Sasquatch Sunset Review | Um… It’s Unique

by Andrew Parker

Sasquatch Sunset, the latest film from the Zellner Brothers, is a patently unreviewable film, but I am going to try to cobble something together, anyway. It’s honestly a pretty bad movie, but I certainly can’t suggest that it’s compromised or an unrealized vision. It’s more performance art than cinema, although it’s a handsome looking production with gorgeous, vivid shots of stunning natural landscapes. It’s as dull as watching paint dry, but curious in the same way as an Applebees parking lot can appear on a weekend night. It’s restrained, but also didactic in its own weird way. Sasquatch Sunset might be a mess of contradictions wrapped up in a plethora of dialogue-free pee, poop, and fart gags, but it’s assuredly a visionary motion picture, whatever the heck that even means.

It’s easy to describe the style and substance of Sasquatch Sunset, and just as easy to parse what it all could mean. It’s an observational, surrealist, wordless look at four Sasquatches living out their changing lives over the course of a calendar year. They’re played – unrecognizably under elaborate, well rendered make-up and costumes – by Riley Keough, Jesse Eisenberg, Christophe Zajac-Denek, and co-director Nathan Zellner. These nomadic, humanoid, mythical creatures wander the woods of North America. Along the way they bicker, love, get jealous of each other, share in joys and pains, and do a lot of gross things for the sake of making the audience laugh. They look like wise and ancient creatures, but they act naive around things one would assume they’ve seen many times before.

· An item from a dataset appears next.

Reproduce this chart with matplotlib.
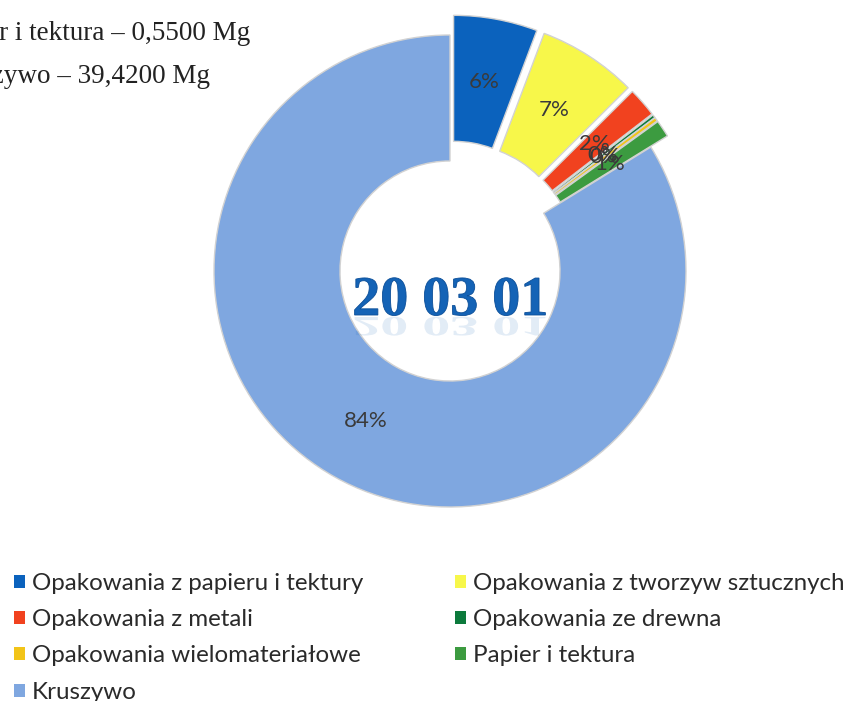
import matplotlib
matplotlib.use("Agg")
import matplotlib.pyplot as plt
from matplotlib.textpath import TextPath
from matplotlib.patches import PathPatch, Patch
from matplotlib.font_manager import FontProperties
from matplotlib.transforms import Affine2D

# ---- data ----
categories = [
    "Opakowania z papieru i tektury",
    "Opakowania z tworzyw sztucznych",
    "Opakowania z metali",
    "Opakowania ze drewna",
    "Opakowania wielomateriałowe",
    "Papier i tektura",
    "Kruszywo",
]
values_mg = [2.70, 3.20, 0.95, 0.10, 0.12, 0.55, 39.42]
colors = ["#0B62BD", "#F7F74A", "#F1421F", "#0C7A3C", "#F2C418", "#3C9B40", "#7FA7E0"]
explode_px = [20, 20, 20, 20, 20, 20, 0]
center_title = "20 03 01"
note_lines = ["Papier i tektura – 0,5500 Mg", "Kruszywo – 39,4200 Mg"]

W, H = 854, 701
fig = plt.figure(figsize=(W / 100, H / 100), dpi=100)
ax = fig.add_axes([0, 0, 1, 1])
ax.set_xlim(0, W)
ax.set_ylim(0, H)
ax.set_aspect("equal")
ax.axis("off")

cx, cy = 450, H - 271
R = 236
ring = 126

wedges, texts, autotexts = ax.pie(
    values_mg,
    colors=colors,
    startangle=90,
    counterclock=False,
    radius=R,
    center=(cx, cy),
    explode=explode_px,
    autopct=lambda p: f"{p:.0f}%",
    pctdistance=0.73,
    wedgeprops=dict(width=ring, edgecolor="#d2d2d2", linewidth=1.0),
    textprops=dict(color="#3a3a3a", fontsize=16, family="Lato"),
)
ax.set_xlim(0, W)
ax.set_ylim(0, H)

# centre title with faint reflection
fp = FontProperties(family="Liberation Serif", weight="bold")
tp = TextPath((0, 0), center_title, size=56, prop=fp)
bb = tp.get_extents()
tx = cx - (bb.x0 + bb.x1) / 2
ty = H - 315
ax.add_patch(PathPatch(Affine2D().translate(tx, ty).transform_path(tp),
                       facecolor="#1463B6", edgecolor="#0B4E98", lw=0.6, zorder=5))
ax.add_patch(PathPatch(Affine2D().scale(1, -0.5).translate(tx, ty - 2).transform_path(tp),
                       facecolor="#1463B6", edgecolor="none", alpha=0.12, zorder=5))

# top-left cropped document text
ax.text(250, H - 40, note_lines[0], ha="right", va="baseline",
        family="Liberation Serif", fontsize=19.5, color="#222222")
ax.text(210, H - 83, note_lines[1], ha="right", va="baseline",
        family="Liberation Serif", fontsize=19.5, color="#222222")

# legend (row-wise order like the original)
order = [0, 2, 4, 6, 1, 3, 5]
handles = [Patch(facecolor=colors[i], edgecolor="none") for i in order]
labels = [categories[i] for i in order]
leg = ax.legend(handles, labels, ncol=2, loc="upper left",
                bbox_to_anchor=(14 / W, 1 - 573 / H), bbox_transform=ax.transAxes,
                frameon=False, prop=dict(family="Lato", size=17.4),
                handlelength=0.45, handleheight=0.45, handletextpad=0.3,
                labelspacing=0.63, columnspacing=3.8, borderaxespad=0, borderpad=0)
for t in leg.get_texts():
    t.set_color("#2a2a2a")

fig.savefig("out.png", dpi=100, facecolor="white")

And that’s pretty much it, which means the success of Nathan and David Zellner’s project rests entirely on visuals and performance. And the viewer’s enjoyment of Sasquatch Sunset relies heavily on how they feel about watching 85 minutes of mime and jokes about scat, breast milk, and boners. Mime is an acquired taste, as is toilet humour, but it’s not unheard of for these streams to cross. If you find these sort of things funny (or you find the concept to be somehow so-bad-it’s-funny), you’ll probably get something out of Sasquatch Sunset. It’s all performance based, and the cast gives their all for the cause, especially Keough, but their efforts will only appeal to those who can fully commit to the Zellners’ unique wavelength.

Whenever the humour dies down, Sasquatch Sunset tries, and ultimately fails, to talk about topics such a loss, generational responsibilities, the circle of life, and humankind’s encroaching on natural spaces. While the Zellners (Kumiko, The Treasure Hunter) might not have more than the clicks and grunts of their performers to fall back on, they’re assuredly leaning on the “these creatures are just like us” button a bit too hard, meaning their weird, idiosyncratic film comes with a leadenly obvious message about our place in the world. There are moments of genuine tragedy, malice, and trauma within Sasquatch Sunset, but it’s impossible to take most of them seriously because everything else in the project is filmed in almost the exact same fashion and pitched at the same verite observant level as the silly gross out gags.

Unless you can take things seriously when the Zellners ask you to and laugh at the bits that are supposed to be funny, Sasquatch Sunset will be a boring slog that uses avant-garde techniques to tell an obvious parable. It’s a film that demands A LOT of the audience, and while I would argue that it’s asking too much of the viewer, that’s part of what makes this misfire mildly interesting. Also, no matter how insufferable and overbearing I found it, I can safely say that I have never seen a film like Sasquatch Sunset before, nor will I probably ever see something like this again. Win or lose, that’s no small feat, and I have no doubt that this turned out close to what the Zellners intended. Even films that aren’t good can hit their marks, and that’s more than a lot of other mainstream safe bets can achieve on a good day. I can’t stand the film, but I certainly respect it, and not on a begrudging level.

Sasquatch Sunset opens in select Canadian theatres, including TIFF Lightbox in Toronto on Friday, April 19, 2024.